LeHew handed the leg to a wide-eyed Velasquez.

“I said, ‘put this in my vehicle. We’re going to find out who it belongs to.’”

The stunned corpsman obeyed.

“Doc [Velasquez] was a good little kid,” LeHew said.

Then LeHew entered the track.

“Everybody was dead.”

But as he moved forward to destroy the radios and check to see if the .50-caliber machine gun was salvageable, “I heard a Marine gasp for air. Doc and I started digging.”

They found Cpl. Matthew Juska, a 6-foot 7-inch, 240-pound bruiser who had been pulling security up at the northern bridge.

Juska was horribly wounded. LeHew could see the young Marine’s brain, “and we thought he had a broken back. We had to get him out of there.”

The corporal was trapped beneath the amtrack’s collapsed hatches — hundreds of pounds of mangled steel.

With the help of five Marines who had come to help, “we started yanking him out. It took 30 minutes,” LeHew said.

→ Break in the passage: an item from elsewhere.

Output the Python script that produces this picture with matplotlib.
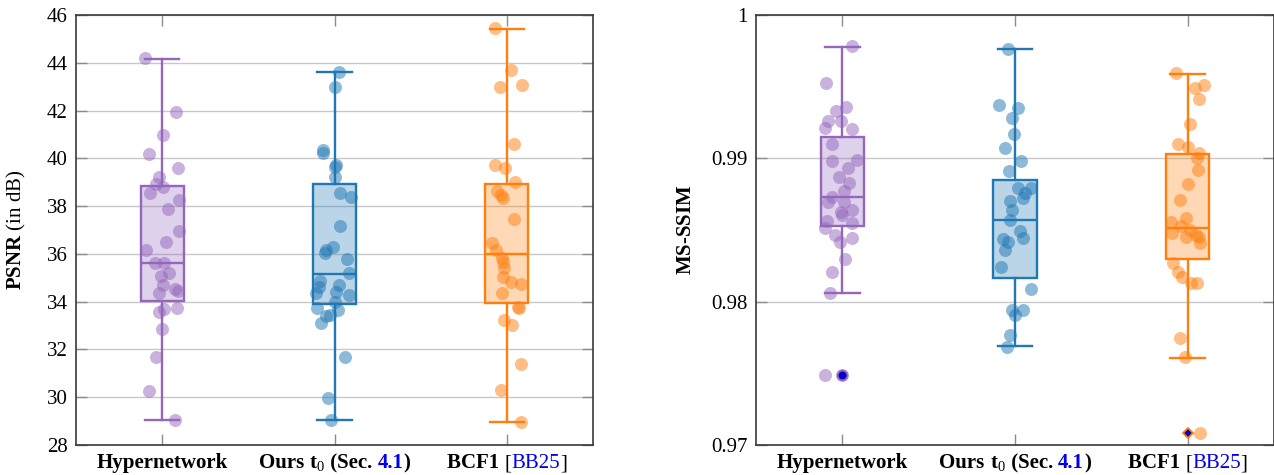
import matplotlib
matplotlib.use("Agg")
import matplotlib.pyplot as plt
from matplotlib.offsetbox import TextArea, HPacker, AnnotationBbox

plt.rcParams['font.family'] = ['Liberation Serif', 'DejaVu Serif']
plt.rcParams['mathtext.fontset'] = 'custom'
plt.rcParams['mathtext.rm'] = 'Liberation Serif'
plt.rcParams['mathtext.bf'] = 'Liberation Serif:bold'
plt.rcParams['mathtext.it'] = 'Liberation Serif:italic'

# ---------------- data ----------------
methods = ["Hypernetwork", "Ours t0", "BCF1"]
colors = ["#9467bd", "#1f77b4", "#ff7f0e"]

# x-tick label segments: (text, color, weight)
label_parts = [
    [("Hypernetwork", "black", "bold")],
    [("Ours ", "black", "bold"), (r"$\mathbf{t}_0$", "black", "bold"), (" (Sec. ", "black", "bold"),
     ("4.1", "#0000ee", "bold"), (")", "black", "bold")],
    [("BCF1 ", "black", "bold"), ("[", "black", "normal"), ("BB25", "#0000ee", "normal"), ("]", "black", "normal")],
]

# PSNR raw points and their horizontal jitter offsets
hyper_psnr = [44.19, 41.93, 40.98, 40.18, 39.61, 39.23, 38.91, 38.79, 38.56, 38.26, 37.88, 36.97,
              36.48, 36.16, 35.60, 35.60, 35.19, 35.07, 34.70, 34.52, 34.46, 34.37, 33.72, 33.68,
              33.58, 32.84, 31.70, 30.28, 29.05]
hyper_psnr_jit = [-0.099, 0.081, 0.002, -0.079, 0.091, -0.021, -0.035, 0.004, -0.073, 0.095, 0.031, 0.099,
                  0.023, -0.093, -0.044, 0.012, 0.037, -0.006, 0.004, 0.075, 0.089, -0.017, 0.085, 0.012,
                  -0.021, -0.002, -0.035, -0.079, 0.075]
ours_psnr = [43.63, 43.00, 40.35, 40.21, 39.72, 39.65, 39.23, 38.56, 38.39, 37.17, 36.30, 36.16, 36.04,
             35.77, 35.19, 34.88, 34.70, 34.63, 34.39, 34.28, 34.35, 34.00, 33.72, 33.65, 33.44, 33.40,
             33.10, 31.67, 29.96, 29.05]
ours_psnr_jit = [0.029, 0.004, -0.064, -0.064, 0.006, 0.004, 0.004, 0.033, 0.093, 0.033, -0.006, -0.052,
                 -0.058, 0.073, 0.087, -0.083, 0.029, -0.091, 0.010, 0.083, -0.106, 0.0, -0.102, 0.019,
                 -0.029, -0.052, -0.077, 0.062, -0.039, -0.019]
bcf_psnr = [45.44, 43.70, 42.97, 43.07, 40.60, 39.72, 39.61, 39.02, 38.65, 38.47, 38.33, 37.46, 36.47,
            36.16, 35.81, 35.67, 35.40, 35.05, 34.84, 34.74, 34.35, 33.79, 33.72, 33.23, 33.02, 31.38,
            30.30, 28.95]
bcf_psnr_jit = [-0.066, 0.025, -0.039, 0.087, 0.044, -0.066, -0.008, 0.048, -0.056, -0.033, -0.023, 0.039,
                -0.087, -0.062, -0.029, -0.023, -0.014, -0.023, 0.025, 0.083, -0.027, 0.064, 0.073, -0.019,
                0.029, 0.083, -0.033, 0.083]

# PSNR box statistics
psnr_med = [35.60, 35.16, 36.01]
psnr_q1 = [34.04, 33.90, 33.93]
psnr_q3 = [38.86, 38.93, 38.94]
psnr_whislo = [29.05, 29.05, 28.95]
psnr_whishi = [44.17, 43.61, 45.41]
psnr_fliers = [[], [], []]

# MS-SSIM raw points and jitter offsets
hyper_ms = [0.99784, 0.99523, 0.99360, 0.99333, 0.99263, 0.99263, 0.99214, 0.99202, 0.99100, 0.98988,
            0.98981, 0.98930, 0.98872, 0.98830, 0.98774, 0.98732, 0.98698, 0.98693, 0.98640, 0.98628,
            0.98605, 0.98565, 0.98551, 0.98516, 0.98465, 0.98446, 0.98418, 0.98296, 0.98209, 0.98058,
            0.97488, 0.97488]
hyper_ms_jit = [0.056, -0.093, 0.019, -0.039, -0.083, -0.010, -0.099, 0.054, -0.060, 0.087,
                -0.062, 0.035, -0.019, 0.039, 0.008, -0.058, -0.081, 0.008, 0.058, -0.006,
                0.0, -0.087, 0.058, -0.099, -0.043, 0.054, -0.015, 0.017, -0.062, -0.070,
                -0.099, 0.0]
ours_ms = [0.99763, 0.99372, 0.99353, 0.99279, 0.99170, 0.99070, 0.98981, 0.98912, 0.98791, 0.98795,
           0.98760, 0.98725, 0.98702, 0.98640, 0.98570, 0.98493, 0.98435, 0.98442, 0.98418, 0.98360,
           0.98240, 0.98088, 0.97942, 0.97942, 0.97907, 0.97767, 0.97686]
ours_ms_jit = [-0.043, -0.091, 0.015, -0.015, -0.006, -0.058, 0.035, -0.035, 0.019, 0.091,
               0.058, 0.048, -0.029, -0.019, -0.029, 0.029, -0.068, 0.048, -0.039, -0.058,
               -0.083, 0.091, -0.019, 0.048, 0.0, -0.029, -0.048]
bcf_ms = [0.99593, 0.99488, 0.99512, 0.99412, 0.99240, 0.99100, 0.99081, 0.99035, 0.99000, 0.98919,
          0.98821, 0.98709, 0.98581, 0.98558, 0.98530, 0.98500, 0.98477, 0.98465, 0.98449, 0.98453,
          0.98407, 0.98268, 0.98209, 0.98174, 0.98132, 0.98132, 0.97749, 0.97612, 0.97081]
bcf_ms_jit = [-0.070, 0.044, 0.097, 0.066, 0.012, -0.056, 0.002, 0.066, 0.056, 0.062,
              0.0, -0.046, -0.012, -0.099, -0.037, 0.012, -0.091, 0.050, 0.066, -0.008,
              0.070, -0.085, -0.056, -0.031, 0.021, 0.054, -0.046, -0.015, 0.070]

# MS-SSIM box statistics
ms_med = [0.98730, 0.98570, 0.98514]
ms_q1 = [0.98530, 0.98163, 0.98295]
ms_q3 = [0.99151, 0.98849, 0.99030]
ms_whislo = [0.98063, 0.97691, 0.97609]
ms_whishi = [0.99779, 0.99761, 0.99591]
ms_fliers = [[0.97488], [], [0.97081]]
flier_markers = ["o", "o", "D"]

psnr_ticks = [28, 30, 32, 34, 36, 38, 40, 42, 44, 46]
psnr_ticklabels = ["28", "30", "32", "34", "36", "38", "40", "42", "44", "46"]
ms_ticks = [0.97, 0.98, 0.99, 1.0]
ms_ticklabels = ["0.97", "0.98", "0.99", "1"]

FS = 15
W, H = 1274, 475
fig = plt.figure(figsize=(W / 100, H / 100), dpi=100)
ax1 = fig.add_axes([76 / W, 30 / H, 517 / W, 430 / H])
ax2 = fig.add_axes([756 / W, 30 / H, 518 / W, 430 / H])


def draw_panel(ax, points, jits, med, q1, q3, lo, hi, fliers, ylim, ticks, ticklabels, ylabel, label_x):
    positions = [1, 2, 3]
    for i in range(3):
        c = colors[i]
        stats = [dict(med=med[i], q1=q1[i], q3=q3[i], whislo=lo[i], whishi=hi[i], fliers=fliers[i])]
        lp = dict(color=c, linewidth=1.7)
        ax.bxp(stats, positions=[positions[i]], widths=0.25, capwidths=0.2, patch_artist=True,
               boxprops=dict(facecolor=c + "4d", edgecolor=c, linewidth=1.7),
               medianprops=lp, whiskerprops=lp, capprops=lp,
               flierprops=dict(marker=flier_markers[i], markerfacecolor="#0000c8",
                               markeredgecolor=c, markeredgewidth=1.3,
                               markersize=7 if flier_markers[i] == "o" else 5.5, zorder=5),
               manage_ticks=False, zorder=2)
        xs = [positions[i] + j for j in jits[i]]
        ax.scatter(xs, points[i], s=88, color=c, alpha=0.5, linewidths=0, zorder=3)
    ax.set_xlim(0.5, 3.5)
    ax.set_ylim(*ylim)
    ax.set_yticks(ticks)
    ax.set_yticklabels(ticklabels)
    ax.set_xticks(positions)
    ax.set_xticklabels(["", "", ""])
    ax.yaxis.grid(True, color="#c8c8c8", linewidth=1.0)
    ax.set_axisbelow(True)
    ax.tick_params(axis="both", direction="in", length=8, width=1.0, color="#8c8c8c",
                   top=True, right=True, labelsize=FS, pad=6)
    for s in ax.spines.values():
        s.set_color("#3a3a3a")
        s.set_linewidth(1.2)
    ax.set_ylabel(ylabel, fontsize=FS)
    ax.yaxis.set_label_coords(label_x, 0.5)
    for i in range(3):
        children = [TextArea(t, textprops=dict(color=col, fontweight=wt, fontsize=FS))
                    for (t, col, wt) in label_parts[i]]
        box = HPacker(children=children, align="baseline", pad=0, sep=0)
        ab = AnnotationBbox(box, (positions[i], 0), xycoords=ax.get_xaxis_transform(),
                            box_alignment=(0.5, 1), xybox=(0, -6), boxcoords="offset points",
                            frameon=False, pad=0, annotation_clip=False)
        ax.add_artist(ab)


draw_panel(ax1, [hyper_psnr, ours_psnr, bcf_psnr], [hyper_psnr_jit, ours_psnr_jit, bcf_psnr_jit],
           psnr_med, psnr_q1, psnr_q3, psnr_whislo, psnr_whishi, psnr_fliers,
           (28, 46), psnr_ticks, psnr_ticklabels, r"$\mathbf{PSNR}$ (in dB)", -0.092)
draw_panel(ax2, [hyper_ms, ours_ms, bcf_ms], [hyper_ms_jit, ours_ms_jit, bcf_ms_jit],
           ms_med, ms_q1, ms_q3, ms_whislo, ms_whishi, ms_fliers,
           (0.97, 1.0), ms_ticks, ms_ticklabels, r"$\mathbf{MS\text{-}SSIM}$", -0.116)

fig.savefig("out.png", dpi=100)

Juska was evacuated along with several other wounded members of Charlie Company. Once the chopper left the scene, the battle raged on.

Toward noon, with the help of Alpha Company’s tanks that were finally able to make their way from the rear refueling depot and across the southern bridge, the battle finally began to turn.

LeHew’s unit went on to help Marines at the northern bridge, and by day’s end, the battalion had completed its mission.

The three bridges they captured and held made it possible for the 1st Marine Division to make its historic “race to Baghdad,” a journey of more than 1,000 kilometers that stands as the longest combat advance by U.S. Marine forces in history.

But victory at Nasiriyah demanded a steep price: 40 Marines wounded and 18 killed.

Last year at Camp Lejeune, N.C., “someone said, Gunny, go to the orderly room, we have a surprise for you,” LeHew said.

It was Cpl. Juska, out-processing from the Marine Corps with “some neurological problems, but he was walking and talking,” LeHew said.

Asked how it felt to see the man whose life he’d saved, LeHew’s voice became thick.

“It felt good,” he said, and paused.

“It felt good to see the kid was alive.”